◆ **Exercise goal**:
Below are entries. Give back exactly the lines from the one containing "Recreate this image" through the one containing "const toRight = v", inclusive, without the pictures.

◆ **Material supplied**:
-----

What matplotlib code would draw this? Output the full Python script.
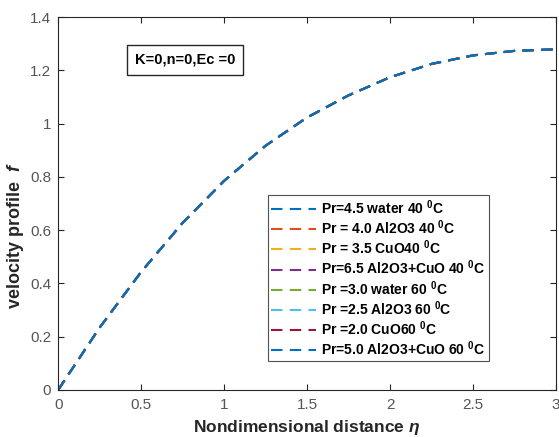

-----

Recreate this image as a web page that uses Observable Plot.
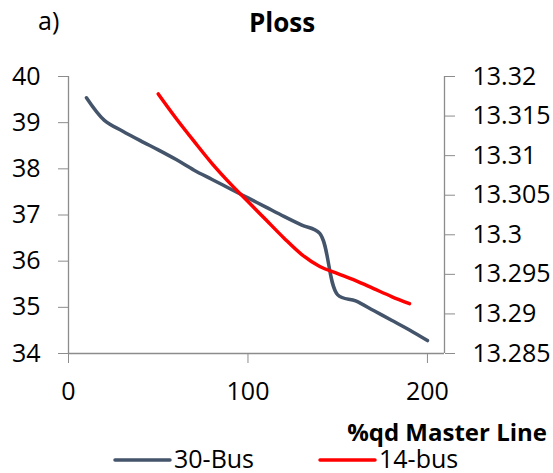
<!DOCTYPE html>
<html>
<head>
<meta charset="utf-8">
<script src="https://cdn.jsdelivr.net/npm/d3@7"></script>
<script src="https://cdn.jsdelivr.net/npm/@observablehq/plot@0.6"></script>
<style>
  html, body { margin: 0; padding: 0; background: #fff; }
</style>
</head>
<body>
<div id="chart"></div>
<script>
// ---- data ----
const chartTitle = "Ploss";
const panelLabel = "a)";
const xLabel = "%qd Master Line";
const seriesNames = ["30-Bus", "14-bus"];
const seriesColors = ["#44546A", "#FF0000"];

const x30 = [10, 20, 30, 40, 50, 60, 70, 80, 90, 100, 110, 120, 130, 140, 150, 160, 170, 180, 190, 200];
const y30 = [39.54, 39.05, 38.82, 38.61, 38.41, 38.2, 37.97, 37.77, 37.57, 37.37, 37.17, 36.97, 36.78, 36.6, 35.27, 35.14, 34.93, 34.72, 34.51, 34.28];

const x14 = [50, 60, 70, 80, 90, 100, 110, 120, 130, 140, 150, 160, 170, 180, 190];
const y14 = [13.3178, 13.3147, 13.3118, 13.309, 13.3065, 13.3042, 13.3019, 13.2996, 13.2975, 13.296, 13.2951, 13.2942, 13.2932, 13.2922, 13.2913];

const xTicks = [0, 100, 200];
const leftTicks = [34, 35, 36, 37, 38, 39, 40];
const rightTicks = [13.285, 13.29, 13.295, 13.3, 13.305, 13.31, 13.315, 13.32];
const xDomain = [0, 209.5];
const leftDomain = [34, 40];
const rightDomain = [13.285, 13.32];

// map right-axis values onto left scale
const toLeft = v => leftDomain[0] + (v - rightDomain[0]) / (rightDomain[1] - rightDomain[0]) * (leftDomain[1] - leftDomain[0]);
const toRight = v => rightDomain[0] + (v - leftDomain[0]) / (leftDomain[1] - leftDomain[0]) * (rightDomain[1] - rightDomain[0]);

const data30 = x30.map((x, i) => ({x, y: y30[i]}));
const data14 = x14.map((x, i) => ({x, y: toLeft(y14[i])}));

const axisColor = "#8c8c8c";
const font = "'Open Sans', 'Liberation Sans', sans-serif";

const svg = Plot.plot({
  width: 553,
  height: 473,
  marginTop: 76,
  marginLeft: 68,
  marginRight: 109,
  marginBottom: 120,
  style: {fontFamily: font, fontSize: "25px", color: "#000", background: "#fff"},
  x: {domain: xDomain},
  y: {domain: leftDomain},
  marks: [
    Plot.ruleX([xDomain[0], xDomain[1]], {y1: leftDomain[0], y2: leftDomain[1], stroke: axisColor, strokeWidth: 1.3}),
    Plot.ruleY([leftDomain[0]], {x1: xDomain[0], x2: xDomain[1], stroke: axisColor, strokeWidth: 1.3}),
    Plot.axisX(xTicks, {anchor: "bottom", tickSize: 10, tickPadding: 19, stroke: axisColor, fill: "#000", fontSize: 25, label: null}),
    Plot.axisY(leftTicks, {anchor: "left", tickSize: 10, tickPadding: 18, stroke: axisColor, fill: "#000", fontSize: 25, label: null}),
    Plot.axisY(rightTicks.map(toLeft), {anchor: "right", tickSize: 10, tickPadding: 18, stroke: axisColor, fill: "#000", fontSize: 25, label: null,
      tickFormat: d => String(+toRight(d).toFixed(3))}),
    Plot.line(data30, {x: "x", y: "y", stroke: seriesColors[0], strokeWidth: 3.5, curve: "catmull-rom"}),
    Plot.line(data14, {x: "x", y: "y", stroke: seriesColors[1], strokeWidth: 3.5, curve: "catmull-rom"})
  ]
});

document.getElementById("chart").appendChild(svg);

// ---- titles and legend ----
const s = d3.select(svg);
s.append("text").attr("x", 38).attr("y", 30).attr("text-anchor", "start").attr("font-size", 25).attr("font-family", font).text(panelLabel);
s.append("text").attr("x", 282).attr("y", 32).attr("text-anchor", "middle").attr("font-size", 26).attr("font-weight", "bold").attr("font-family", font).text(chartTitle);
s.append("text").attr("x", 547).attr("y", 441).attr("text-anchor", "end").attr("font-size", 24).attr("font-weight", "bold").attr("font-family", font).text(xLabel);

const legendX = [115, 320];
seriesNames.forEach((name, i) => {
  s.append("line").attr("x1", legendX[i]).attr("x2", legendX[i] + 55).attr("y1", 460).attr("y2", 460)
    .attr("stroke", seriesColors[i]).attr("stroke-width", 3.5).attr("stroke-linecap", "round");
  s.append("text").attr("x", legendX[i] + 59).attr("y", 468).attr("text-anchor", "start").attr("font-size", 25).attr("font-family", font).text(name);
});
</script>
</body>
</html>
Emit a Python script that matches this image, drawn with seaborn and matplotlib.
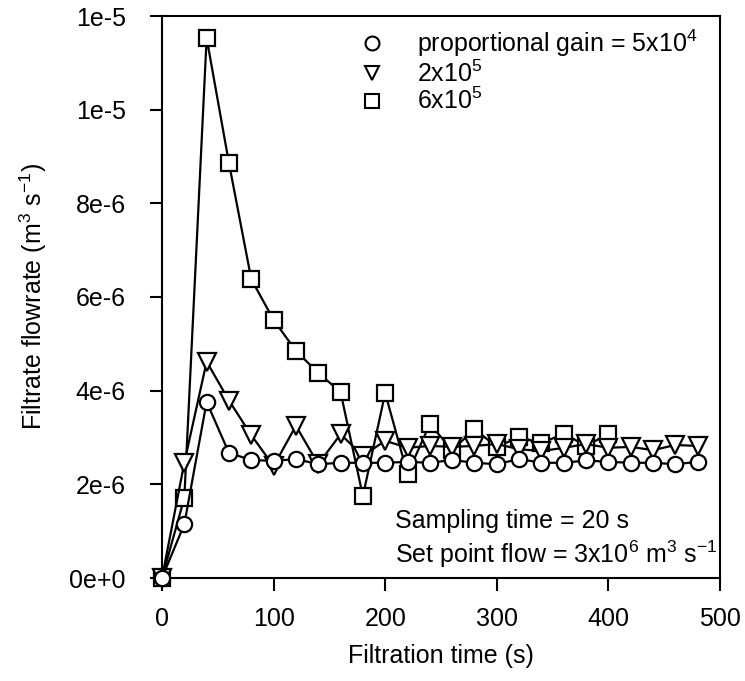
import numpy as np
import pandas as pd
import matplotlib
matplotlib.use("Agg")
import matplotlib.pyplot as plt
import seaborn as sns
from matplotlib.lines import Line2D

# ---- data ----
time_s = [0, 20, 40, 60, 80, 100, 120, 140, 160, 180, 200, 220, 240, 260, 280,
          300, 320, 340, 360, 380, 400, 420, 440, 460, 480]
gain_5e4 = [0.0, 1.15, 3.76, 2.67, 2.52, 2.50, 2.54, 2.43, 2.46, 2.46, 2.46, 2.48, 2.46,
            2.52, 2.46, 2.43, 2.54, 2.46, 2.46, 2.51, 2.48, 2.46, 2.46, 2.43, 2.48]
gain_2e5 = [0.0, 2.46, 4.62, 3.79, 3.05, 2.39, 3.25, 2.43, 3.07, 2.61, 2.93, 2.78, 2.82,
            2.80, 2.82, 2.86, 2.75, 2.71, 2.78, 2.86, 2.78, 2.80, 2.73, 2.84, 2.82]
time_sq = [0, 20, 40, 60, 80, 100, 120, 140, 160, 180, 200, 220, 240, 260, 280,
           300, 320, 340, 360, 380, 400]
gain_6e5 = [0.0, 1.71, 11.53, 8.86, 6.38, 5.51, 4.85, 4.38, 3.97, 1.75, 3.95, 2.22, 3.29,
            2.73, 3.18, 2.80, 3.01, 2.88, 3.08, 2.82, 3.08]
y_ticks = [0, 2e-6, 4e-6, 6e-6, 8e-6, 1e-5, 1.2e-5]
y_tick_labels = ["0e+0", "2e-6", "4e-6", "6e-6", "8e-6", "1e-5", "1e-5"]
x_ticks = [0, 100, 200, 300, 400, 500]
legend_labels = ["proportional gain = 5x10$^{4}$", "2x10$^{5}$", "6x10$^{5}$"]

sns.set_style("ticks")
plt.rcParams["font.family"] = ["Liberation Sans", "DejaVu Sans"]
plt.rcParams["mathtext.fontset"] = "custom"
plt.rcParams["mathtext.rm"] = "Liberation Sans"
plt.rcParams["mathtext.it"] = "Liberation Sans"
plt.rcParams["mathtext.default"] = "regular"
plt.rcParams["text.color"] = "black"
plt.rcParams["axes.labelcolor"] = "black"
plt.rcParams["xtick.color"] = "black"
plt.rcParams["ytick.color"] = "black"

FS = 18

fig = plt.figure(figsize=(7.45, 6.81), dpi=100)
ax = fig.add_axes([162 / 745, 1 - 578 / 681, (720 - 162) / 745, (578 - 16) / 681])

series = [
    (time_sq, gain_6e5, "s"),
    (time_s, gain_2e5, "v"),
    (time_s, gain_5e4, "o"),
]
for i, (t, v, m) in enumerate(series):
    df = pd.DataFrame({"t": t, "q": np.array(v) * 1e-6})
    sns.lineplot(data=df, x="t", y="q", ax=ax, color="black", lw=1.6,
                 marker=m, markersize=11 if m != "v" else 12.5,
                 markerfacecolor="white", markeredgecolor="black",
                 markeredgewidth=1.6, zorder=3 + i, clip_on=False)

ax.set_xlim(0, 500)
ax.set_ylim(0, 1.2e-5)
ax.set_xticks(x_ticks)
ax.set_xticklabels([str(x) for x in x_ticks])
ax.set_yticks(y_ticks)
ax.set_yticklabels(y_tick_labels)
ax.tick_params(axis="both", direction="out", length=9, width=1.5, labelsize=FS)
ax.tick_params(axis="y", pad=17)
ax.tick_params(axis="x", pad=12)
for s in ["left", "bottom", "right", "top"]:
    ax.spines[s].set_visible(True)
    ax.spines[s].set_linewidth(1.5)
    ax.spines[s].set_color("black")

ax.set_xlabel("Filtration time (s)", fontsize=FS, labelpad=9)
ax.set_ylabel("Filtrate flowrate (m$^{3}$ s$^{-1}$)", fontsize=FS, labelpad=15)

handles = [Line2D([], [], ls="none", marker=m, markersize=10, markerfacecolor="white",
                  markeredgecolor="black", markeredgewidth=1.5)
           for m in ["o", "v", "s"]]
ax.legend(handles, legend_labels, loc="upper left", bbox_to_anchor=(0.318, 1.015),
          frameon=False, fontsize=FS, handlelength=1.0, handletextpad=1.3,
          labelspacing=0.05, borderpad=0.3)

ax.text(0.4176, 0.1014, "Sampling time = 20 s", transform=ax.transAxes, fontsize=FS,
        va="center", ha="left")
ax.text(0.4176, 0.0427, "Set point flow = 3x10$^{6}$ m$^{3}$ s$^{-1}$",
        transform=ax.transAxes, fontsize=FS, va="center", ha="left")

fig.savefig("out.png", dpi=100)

-----

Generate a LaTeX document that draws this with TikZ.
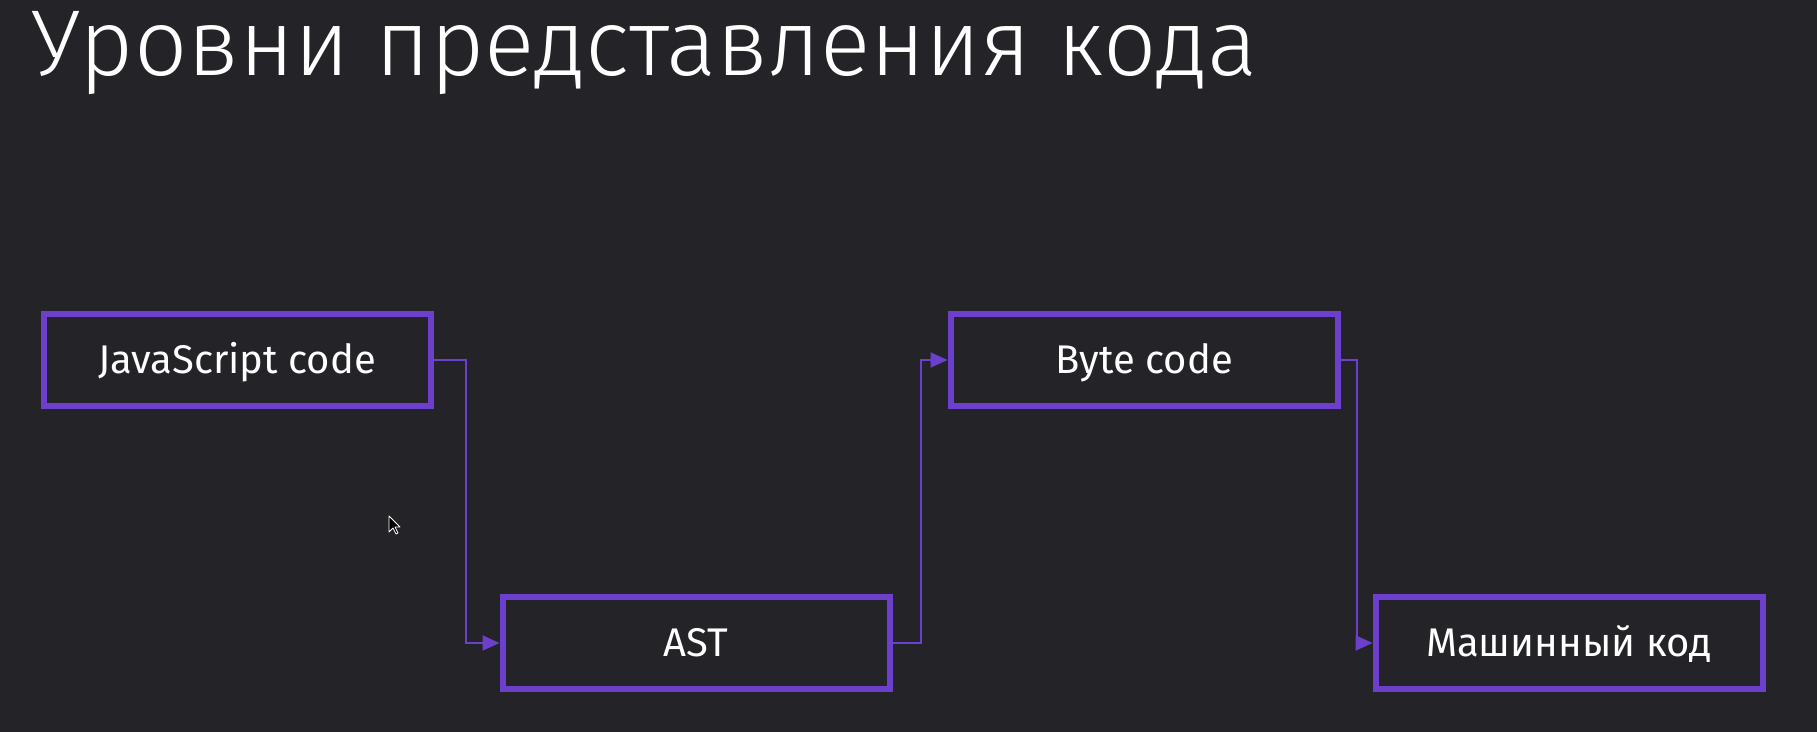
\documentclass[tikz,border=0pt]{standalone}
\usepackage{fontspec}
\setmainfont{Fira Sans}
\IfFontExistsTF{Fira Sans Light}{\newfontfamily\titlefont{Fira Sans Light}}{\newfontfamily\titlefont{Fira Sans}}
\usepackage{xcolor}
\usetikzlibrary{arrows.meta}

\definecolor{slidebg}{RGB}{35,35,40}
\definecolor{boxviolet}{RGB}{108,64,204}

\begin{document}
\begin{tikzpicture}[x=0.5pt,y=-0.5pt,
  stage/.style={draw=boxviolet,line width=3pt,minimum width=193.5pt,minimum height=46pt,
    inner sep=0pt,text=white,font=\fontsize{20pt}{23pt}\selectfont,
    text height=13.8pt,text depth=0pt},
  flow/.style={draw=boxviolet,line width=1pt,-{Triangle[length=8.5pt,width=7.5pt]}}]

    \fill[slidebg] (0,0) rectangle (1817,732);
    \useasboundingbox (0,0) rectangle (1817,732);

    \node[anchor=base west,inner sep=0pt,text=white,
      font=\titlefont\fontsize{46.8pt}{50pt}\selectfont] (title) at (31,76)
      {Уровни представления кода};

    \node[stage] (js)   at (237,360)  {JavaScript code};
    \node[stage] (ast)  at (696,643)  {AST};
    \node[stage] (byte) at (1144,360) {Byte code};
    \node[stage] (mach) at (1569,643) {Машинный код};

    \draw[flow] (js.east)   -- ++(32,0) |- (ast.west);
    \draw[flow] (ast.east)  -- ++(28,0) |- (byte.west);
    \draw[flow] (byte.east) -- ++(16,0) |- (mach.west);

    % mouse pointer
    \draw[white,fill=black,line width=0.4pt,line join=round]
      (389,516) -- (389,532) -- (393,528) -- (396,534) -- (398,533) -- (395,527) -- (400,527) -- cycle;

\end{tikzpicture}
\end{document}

-----

◆ **Result of the task**:
Recreate this image as a web page that uses Observable Plot.
<!DOCTYPE html>
<html>
<head>
<meta charset="utf-8">
<script src="https://cdn.jsdelivr.net/npm/d3@7"></script>
<script src="https://cdn.jsdelivr.net/npm/@observablehq/plot@0.6"></script>
<style>
  html, body { margin: 0; padding: 0; background: #fff; }
</style>
</head>
<body>
<div id="chart"></div>
<script>
// ---- data ----
const chartTitle = "Ploss";
const panelLabel = "a)";
const xLabel = "%qd Master Line";
const seriesNames = ["30-Bus", "14-bus"];
const seriesColors = ["#44546A", "#FF0000"];

const x30 = [10, 20, 30, 40, 50, 60, 70, 80, 90, 100, 110, 120, 130, 140, 150, 160, 170, 180, 190, 200];
const y30 = [39.54, 39.05, 38.82, 38.61, 38.41, 38.2, 37.97, 37.77, 37.57, 37.37, 37.17, 36.97, 36.78, 36.6, 35.27, 35.14, 34.93, 34.72, 34.51, 34.28];

const x14 = [50, 60, 70, 80, 90, 100, 110, 120, 130, 140, 150, 160, 170, 180, 190];
const y14 = [13.3178, 13.3147, 13.3118, 13.309, 13.3065, 13.3042, 13.3019, 13.2996, 13.2975, 13.296, 13.2951, 13.2942, 13.2932, 13.2922, 13.2913];

const xTicks = [0, 100, 200];
const leftTicks = [34, 35, 36, 37, 38, 39, 40];
const rightTicks = [13.285, 13.29, 13.295, 13.3, 13.305, 13.31, 13.315, 13.32];
const xDomain = [0, 209.5];
const leftDomain = [34, 40];
const rightDomain = [13.285, 13.32];

// map right-axis values onto left scale
const toLeft = v => leftDomain[0] + (v - rightDomain[0]) / (rightDomain[1] - rightDomain[0]) * (leftDomain[1] - leftDomain[0]);
const toRight = v => rightDomain[0] + (v - leftDomain[0]) / (leftDomain[1] - leftDomain[0]) * (rightDomain[1] - rightDomain[0]);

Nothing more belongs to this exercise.